* [REQUIREMENT] Retype only what runs from the first line of the listing to the line holding "ReferenceLine, ReferenceDot, Legend", both included. Do not retype the pictures.

* [DATA PROVIDED]
╔══

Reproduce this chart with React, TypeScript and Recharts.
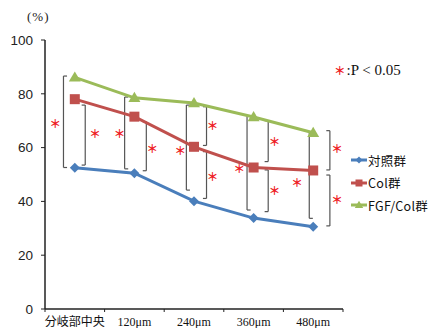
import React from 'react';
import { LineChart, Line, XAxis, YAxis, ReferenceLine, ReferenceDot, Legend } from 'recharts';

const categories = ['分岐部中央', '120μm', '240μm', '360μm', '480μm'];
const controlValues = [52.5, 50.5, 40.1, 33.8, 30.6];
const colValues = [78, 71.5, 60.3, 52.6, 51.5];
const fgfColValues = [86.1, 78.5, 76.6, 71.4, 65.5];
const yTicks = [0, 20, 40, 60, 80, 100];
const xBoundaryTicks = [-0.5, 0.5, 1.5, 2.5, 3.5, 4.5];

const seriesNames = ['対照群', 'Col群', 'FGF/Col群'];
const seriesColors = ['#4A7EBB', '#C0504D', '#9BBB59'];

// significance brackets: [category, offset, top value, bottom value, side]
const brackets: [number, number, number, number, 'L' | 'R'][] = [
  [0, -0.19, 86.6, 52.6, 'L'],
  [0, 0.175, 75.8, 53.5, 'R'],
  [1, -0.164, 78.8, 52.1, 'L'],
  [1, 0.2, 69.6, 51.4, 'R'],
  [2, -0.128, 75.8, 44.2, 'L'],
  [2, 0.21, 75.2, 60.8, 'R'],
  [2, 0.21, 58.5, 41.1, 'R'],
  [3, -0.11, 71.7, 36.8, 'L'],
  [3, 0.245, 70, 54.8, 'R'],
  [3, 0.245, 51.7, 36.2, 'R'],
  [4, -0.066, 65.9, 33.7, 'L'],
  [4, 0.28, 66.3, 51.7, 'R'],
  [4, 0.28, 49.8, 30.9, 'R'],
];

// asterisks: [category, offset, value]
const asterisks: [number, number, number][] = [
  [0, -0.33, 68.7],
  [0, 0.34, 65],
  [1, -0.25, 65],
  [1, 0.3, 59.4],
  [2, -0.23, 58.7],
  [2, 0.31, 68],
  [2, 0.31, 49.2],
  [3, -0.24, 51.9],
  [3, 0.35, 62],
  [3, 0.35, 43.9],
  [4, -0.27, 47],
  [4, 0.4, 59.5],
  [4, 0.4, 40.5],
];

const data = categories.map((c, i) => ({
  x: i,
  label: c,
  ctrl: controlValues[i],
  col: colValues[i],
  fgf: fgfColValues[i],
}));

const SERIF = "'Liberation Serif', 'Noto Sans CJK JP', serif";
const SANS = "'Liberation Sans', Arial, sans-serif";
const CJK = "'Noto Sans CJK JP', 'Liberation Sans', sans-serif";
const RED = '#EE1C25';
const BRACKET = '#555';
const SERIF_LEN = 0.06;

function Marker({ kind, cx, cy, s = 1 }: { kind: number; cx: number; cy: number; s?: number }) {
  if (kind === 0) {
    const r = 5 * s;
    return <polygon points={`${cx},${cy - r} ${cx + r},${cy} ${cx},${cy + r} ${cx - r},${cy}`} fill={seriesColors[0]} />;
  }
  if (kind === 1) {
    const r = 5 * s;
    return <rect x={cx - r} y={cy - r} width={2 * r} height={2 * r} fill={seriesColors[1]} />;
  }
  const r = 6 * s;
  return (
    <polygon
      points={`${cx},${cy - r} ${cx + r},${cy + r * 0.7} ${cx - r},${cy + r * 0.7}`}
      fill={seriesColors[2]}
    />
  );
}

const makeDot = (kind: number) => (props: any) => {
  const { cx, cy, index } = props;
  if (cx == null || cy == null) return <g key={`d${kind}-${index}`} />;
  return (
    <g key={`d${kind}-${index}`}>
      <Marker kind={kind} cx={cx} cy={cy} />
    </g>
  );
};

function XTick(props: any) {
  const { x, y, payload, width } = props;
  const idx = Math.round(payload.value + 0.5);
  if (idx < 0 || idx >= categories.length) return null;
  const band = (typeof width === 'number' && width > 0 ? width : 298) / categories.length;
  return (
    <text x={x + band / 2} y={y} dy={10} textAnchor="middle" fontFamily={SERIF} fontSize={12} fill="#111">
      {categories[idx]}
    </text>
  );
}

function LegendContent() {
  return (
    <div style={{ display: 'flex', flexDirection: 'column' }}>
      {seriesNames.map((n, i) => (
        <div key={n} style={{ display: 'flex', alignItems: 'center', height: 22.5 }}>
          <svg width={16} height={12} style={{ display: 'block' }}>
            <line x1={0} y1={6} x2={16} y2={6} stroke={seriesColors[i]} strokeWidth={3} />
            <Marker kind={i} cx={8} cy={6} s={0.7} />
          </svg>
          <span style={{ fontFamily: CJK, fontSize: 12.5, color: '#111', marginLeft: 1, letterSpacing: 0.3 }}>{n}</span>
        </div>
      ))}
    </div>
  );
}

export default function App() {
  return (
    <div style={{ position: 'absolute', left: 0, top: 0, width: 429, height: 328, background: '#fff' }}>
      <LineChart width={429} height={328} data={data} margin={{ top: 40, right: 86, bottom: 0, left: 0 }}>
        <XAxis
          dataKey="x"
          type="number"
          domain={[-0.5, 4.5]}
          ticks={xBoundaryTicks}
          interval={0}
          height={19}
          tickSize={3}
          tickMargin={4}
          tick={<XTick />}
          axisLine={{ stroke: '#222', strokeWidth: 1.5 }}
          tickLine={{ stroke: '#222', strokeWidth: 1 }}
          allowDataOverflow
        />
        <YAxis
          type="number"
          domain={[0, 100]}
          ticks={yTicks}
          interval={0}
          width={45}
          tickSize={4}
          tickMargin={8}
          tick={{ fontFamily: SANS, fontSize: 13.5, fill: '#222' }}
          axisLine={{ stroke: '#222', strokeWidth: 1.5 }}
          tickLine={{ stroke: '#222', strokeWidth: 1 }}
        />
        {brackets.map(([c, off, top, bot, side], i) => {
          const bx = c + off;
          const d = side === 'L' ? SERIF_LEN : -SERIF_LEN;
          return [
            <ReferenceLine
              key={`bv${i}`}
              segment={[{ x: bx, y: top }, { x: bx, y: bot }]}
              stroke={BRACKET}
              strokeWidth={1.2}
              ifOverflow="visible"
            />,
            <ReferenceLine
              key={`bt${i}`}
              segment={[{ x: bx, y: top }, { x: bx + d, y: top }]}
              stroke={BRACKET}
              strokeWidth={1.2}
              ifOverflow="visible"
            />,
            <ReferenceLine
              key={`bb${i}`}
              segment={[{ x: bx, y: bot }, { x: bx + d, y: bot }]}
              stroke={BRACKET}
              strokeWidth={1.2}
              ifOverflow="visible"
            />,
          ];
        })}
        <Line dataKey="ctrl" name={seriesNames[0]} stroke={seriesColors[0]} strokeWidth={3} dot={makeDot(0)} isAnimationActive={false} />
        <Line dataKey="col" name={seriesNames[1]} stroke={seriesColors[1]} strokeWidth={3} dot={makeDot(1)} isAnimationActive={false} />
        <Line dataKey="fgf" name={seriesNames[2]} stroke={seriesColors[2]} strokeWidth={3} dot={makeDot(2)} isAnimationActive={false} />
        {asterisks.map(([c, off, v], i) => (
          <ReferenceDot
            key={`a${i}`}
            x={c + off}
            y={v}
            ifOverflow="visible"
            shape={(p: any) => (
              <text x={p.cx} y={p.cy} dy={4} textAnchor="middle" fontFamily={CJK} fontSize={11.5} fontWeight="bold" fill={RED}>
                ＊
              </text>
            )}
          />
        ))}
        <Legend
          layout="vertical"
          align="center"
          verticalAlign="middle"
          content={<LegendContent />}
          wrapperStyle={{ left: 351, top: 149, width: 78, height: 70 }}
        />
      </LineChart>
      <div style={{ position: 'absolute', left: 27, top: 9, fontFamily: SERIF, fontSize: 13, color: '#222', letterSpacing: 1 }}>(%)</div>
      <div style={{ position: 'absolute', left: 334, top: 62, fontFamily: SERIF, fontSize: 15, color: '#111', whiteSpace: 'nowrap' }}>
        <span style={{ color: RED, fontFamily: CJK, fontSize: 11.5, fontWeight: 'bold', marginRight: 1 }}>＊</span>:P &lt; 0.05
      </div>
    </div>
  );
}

╚══

* [RESULT FOR THIS EXERCISE]
Reproduce this chart with React, TypeScript and Recharts.
import React from 'react';
import { LineChart, Line, XAxis, YAxis, ReferenceLine, ReferenceDot, Legend } from 'recharts';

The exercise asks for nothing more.